Ld. Gillies, Lord Medwyn.

Thomas Mansfield (Grant'S Trustee),     Complainer.— Rutherfurd— Sandford. William Robertson, Junior, W.S., Common Agent in Ranking of Lakefield,     Respondent.— D. F. Hope— H. J. Robertson.

Subject_Teinds—Implied Assignation—Sasine.—

Circumstances in which a right to teinds, contained in a disposition with precept, but not followed by infeftment, was held to be conveyed alongst with lands, which were held by separate titles, though not expressly disponed in the disposition thereto, so as to entitle the disponee, in virtue of the general assignation of writs, to take infeftment on the unexecuted precept in the disposition of the teinds.

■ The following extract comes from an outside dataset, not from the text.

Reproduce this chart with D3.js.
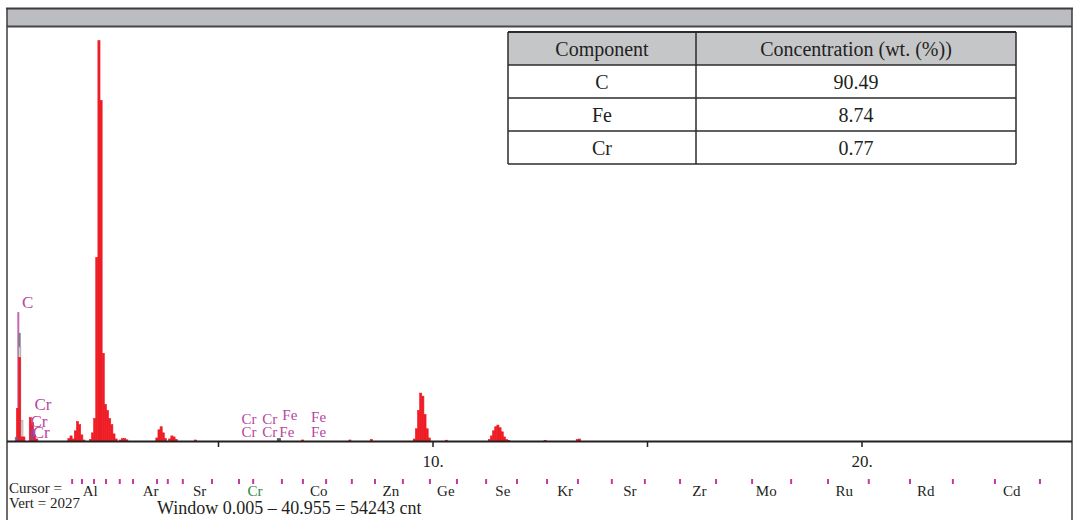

Sir James Grant of Grant, Grant of Glenmorriston, and Grant of Corrymony, were the sole heritors of the parish of Urquhart. Glenmorriston and Corrymony had no right to the teinds of their lands in their titles. Sir James, qua patron of the parish, was titular of the teinds, and, in 1796, he entered into a contract with Corrymony and Glenmorriston, whereby, on the narrative that the teinds had never been valued or sold, and belonged to Sir James, and that it would save expense to convey to them a right to the teinds of their respective lands, Sir James agreed to grant such right, on condition, that an augmentation then pending, and all future augmentations, should be localled on the three estates in a certain specified proportion; and he accordingly disponed to them the teinds of their respective estates, describing these by their general designations of Glenmorriston and Corrymony. This conveyance contained a precept for infeftment, but no infeftment was taken.

In 1823, Corrymony sold to Patrick Grant of Redcastle the lands of Lakefield, forming part of the estate of Corrymony. The sale was effected by the following minutes:—

“As I understand that you are disposed to sell the half davoch lands of Meikly, comprising the farms of Lakefield, Braefield, Inchvalgar, Dalmore, with mosses, muirs, and all other parts and pendicles thereof, I make you an offer for them of twelve thousand pounds sterling, including the woods growing upon these lands. With regard to the payment of the price, I shall provide by Martinmas first, 1823, what may be necessary to meet your engagements at that term, not exceeding five thousand pounds, and I shall settle the balance on or before the 15th day of May, 1824 years, upon my being put in possession of the estate at that period. The thirlage of the lands to belong to the mills of Corrymony.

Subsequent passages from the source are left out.